Problem to solve >> Copy out exactly the lines spanning the line with "Reproduce this chart with matplotlib." to the line with "import numpy as np", inclusive, from the data underneath, with no pictures.

Items >>

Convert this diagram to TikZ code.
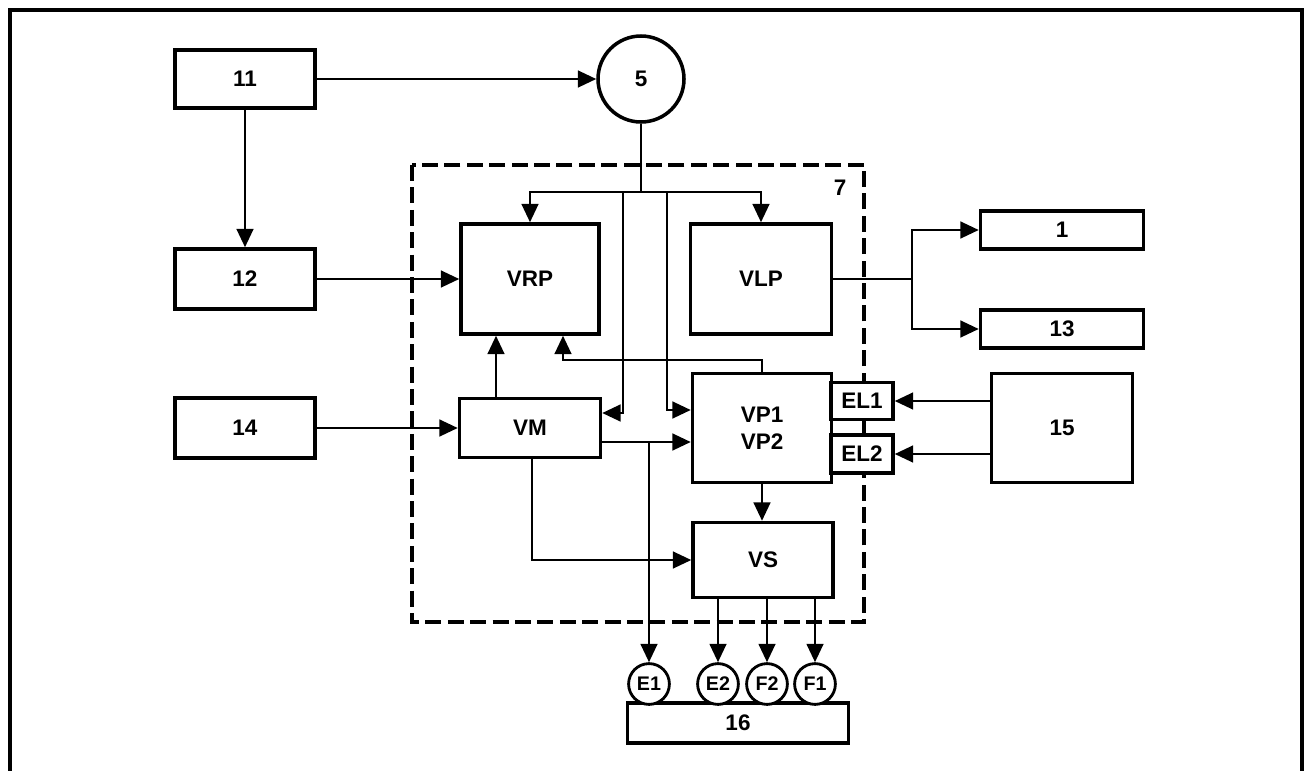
--
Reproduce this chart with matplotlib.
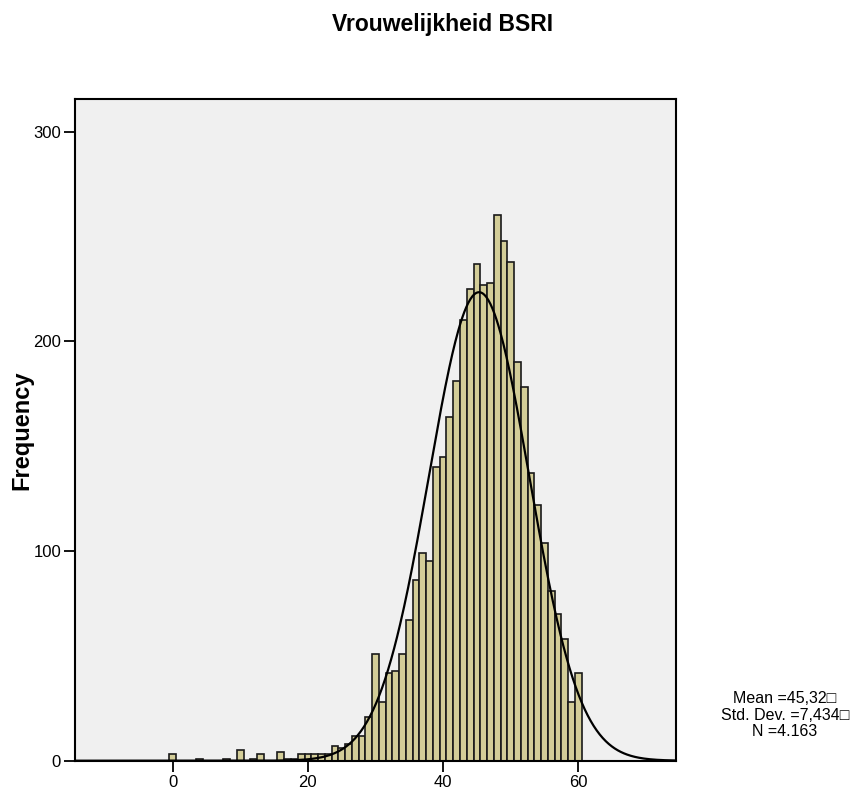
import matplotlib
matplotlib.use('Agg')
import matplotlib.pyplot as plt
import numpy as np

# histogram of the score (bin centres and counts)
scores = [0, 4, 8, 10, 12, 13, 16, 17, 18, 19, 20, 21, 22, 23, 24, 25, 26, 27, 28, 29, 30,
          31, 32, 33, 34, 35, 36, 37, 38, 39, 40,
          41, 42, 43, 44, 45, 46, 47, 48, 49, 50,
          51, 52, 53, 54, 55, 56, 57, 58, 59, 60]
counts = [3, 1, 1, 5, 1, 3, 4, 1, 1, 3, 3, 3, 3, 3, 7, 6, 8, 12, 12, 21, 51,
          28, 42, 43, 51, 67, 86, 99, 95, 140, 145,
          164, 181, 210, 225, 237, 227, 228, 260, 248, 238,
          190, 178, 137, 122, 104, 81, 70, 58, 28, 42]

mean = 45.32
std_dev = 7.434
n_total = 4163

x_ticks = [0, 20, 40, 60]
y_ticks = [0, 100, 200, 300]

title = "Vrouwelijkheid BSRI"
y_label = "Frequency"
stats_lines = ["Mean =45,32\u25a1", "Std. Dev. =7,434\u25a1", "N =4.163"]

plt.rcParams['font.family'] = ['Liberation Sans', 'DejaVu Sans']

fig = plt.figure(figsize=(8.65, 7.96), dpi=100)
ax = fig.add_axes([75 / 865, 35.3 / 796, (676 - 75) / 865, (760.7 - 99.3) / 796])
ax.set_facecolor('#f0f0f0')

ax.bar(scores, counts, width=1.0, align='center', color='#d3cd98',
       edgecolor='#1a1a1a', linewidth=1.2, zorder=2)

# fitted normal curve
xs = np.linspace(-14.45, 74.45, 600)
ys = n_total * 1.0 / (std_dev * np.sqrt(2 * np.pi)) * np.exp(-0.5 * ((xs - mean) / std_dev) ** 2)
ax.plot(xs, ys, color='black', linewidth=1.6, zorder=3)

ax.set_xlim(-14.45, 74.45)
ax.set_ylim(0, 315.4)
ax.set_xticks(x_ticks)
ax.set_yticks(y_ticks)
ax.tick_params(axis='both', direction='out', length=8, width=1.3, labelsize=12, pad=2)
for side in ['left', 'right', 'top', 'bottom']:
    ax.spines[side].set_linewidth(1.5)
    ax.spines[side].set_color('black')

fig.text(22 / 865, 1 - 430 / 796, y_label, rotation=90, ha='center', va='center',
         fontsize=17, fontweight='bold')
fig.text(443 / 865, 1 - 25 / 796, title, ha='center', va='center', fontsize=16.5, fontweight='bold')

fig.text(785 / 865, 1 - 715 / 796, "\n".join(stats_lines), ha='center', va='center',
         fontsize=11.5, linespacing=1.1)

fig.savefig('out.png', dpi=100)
* * *
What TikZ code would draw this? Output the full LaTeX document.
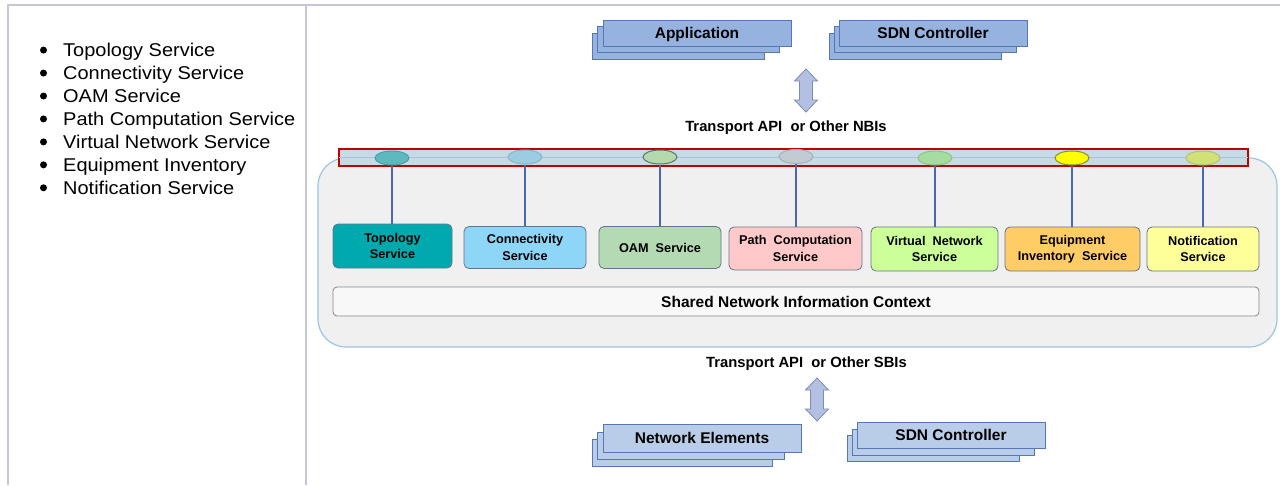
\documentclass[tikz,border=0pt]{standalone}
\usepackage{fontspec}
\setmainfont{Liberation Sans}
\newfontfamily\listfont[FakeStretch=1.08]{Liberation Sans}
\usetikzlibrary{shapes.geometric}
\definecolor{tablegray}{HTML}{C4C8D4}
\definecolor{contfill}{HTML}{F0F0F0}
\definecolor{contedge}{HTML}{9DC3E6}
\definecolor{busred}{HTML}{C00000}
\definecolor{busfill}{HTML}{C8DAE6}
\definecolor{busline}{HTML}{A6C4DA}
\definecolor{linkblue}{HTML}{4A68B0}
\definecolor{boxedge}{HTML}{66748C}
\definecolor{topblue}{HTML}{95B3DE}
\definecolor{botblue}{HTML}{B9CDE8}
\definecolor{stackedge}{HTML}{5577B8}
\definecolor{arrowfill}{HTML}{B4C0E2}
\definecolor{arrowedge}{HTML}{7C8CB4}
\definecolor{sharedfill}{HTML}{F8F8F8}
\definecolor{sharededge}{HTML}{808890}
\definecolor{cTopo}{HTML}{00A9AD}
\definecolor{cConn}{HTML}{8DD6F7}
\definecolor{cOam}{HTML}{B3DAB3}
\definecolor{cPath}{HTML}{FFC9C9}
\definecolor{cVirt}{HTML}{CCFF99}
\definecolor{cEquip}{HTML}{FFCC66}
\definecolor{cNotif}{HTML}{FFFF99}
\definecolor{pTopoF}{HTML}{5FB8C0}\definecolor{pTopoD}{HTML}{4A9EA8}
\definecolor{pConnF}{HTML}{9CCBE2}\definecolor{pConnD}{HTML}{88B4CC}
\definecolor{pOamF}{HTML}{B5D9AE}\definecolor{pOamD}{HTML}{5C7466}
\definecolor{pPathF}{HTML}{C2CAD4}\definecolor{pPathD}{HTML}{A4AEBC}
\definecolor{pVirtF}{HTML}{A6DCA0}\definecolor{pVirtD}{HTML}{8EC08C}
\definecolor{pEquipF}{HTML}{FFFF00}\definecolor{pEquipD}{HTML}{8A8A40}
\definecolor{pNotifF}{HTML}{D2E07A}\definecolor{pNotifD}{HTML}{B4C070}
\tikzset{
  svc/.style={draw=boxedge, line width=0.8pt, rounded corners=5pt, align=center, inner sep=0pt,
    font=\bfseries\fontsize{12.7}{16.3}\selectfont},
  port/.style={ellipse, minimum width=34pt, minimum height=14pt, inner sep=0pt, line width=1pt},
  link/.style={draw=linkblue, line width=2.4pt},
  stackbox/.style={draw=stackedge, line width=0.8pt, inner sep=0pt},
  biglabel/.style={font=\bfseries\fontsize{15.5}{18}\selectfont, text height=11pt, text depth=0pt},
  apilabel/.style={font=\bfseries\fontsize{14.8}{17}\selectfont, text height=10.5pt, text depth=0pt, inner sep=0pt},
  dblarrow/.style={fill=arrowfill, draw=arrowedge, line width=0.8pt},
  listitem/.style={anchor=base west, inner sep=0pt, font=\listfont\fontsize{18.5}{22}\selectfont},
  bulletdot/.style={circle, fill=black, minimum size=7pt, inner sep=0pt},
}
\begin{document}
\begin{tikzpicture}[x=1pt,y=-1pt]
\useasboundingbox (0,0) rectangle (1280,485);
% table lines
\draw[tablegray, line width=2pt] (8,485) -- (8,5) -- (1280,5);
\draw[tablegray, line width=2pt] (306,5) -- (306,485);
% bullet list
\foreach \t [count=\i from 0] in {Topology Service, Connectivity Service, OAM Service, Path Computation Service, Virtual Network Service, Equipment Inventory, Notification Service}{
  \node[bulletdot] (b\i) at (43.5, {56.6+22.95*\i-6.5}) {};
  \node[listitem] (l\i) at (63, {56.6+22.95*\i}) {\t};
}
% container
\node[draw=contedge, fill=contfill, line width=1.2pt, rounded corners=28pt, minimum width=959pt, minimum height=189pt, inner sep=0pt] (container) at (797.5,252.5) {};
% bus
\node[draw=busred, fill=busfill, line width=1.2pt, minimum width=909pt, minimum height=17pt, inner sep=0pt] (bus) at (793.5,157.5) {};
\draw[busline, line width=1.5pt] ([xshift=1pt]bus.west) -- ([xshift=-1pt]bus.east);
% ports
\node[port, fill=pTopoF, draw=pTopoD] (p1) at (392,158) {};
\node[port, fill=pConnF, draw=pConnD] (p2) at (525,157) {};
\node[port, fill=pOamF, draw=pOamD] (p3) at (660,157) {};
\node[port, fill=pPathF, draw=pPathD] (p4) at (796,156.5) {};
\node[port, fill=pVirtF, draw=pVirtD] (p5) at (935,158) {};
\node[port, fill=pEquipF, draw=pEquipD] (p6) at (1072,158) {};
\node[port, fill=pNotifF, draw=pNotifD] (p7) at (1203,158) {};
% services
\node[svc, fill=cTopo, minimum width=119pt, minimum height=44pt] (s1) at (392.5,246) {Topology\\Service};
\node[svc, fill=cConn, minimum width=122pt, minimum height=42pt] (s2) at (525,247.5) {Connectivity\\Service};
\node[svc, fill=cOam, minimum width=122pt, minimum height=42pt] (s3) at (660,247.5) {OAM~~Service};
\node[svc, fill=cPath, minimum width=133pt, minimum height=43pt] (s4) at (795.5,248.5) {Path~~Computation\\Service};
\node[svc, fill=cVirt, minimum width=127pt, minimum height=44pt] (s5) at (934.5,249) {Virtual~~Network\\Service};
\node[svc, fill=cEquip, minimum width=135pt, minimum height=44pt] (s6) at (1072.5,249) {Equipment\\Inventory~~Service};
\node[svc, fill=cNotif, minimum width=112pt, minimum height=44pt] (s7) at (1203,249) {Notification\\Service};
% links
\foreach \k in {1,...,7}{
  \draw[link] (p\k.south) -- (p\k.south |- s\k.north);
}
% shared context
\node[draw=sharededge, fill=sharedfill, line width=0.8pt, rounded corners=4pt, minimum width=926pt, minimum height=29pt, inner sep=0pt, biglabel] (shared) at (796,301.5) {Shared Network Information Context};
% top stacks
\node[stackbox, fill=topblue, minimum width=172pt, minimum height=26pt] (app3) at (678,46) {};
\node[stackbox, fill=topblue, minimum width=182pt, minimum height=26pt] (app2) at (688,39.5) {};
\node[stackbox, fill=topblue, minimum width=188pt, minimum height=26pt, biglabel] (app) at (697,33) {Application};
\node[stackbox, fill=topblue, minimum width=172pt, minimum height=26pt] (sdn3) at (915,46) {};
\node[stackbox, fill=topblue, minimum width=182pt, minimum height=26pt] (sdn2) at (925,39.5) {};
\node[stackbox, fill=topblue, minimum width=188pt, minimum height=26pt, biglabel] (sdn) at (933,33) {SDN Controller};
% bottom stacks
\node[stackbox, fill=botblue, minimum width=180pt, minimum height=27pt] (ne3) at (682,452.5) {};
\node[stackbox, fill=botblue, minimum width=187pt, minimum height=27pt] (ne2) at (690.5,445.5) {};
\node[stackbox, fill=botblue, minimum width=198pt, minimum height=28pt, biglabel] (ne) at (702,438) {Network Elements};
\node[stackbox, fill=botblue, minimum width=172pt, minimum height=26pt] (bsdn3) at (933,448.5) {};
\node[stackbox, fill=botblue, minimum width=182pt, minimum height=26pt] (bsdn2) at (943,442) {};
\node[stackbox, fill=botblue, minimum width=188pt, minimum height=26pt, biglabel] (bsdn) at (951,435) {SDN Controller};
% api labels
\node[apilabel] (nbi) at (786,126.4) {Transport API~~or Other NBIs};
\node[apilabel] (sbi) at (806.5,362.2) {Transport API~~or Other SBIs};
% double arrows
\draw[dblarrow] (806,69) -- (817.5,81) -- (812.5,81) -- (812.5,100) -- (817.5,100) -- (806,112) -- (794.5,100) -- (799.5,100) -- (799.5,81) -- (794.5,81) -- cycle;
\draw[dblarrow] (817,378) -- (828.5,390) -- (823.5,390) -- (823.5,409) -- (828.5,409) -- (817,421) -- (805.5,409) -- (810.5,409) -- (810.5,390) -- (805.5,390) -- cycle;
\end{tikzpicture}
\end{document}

Task output >>
Reproduce this chart with matplotlib.
import matplotlib
matplotlib.use('Agg')
import matplotlib.pyplot as plt
import numpy as np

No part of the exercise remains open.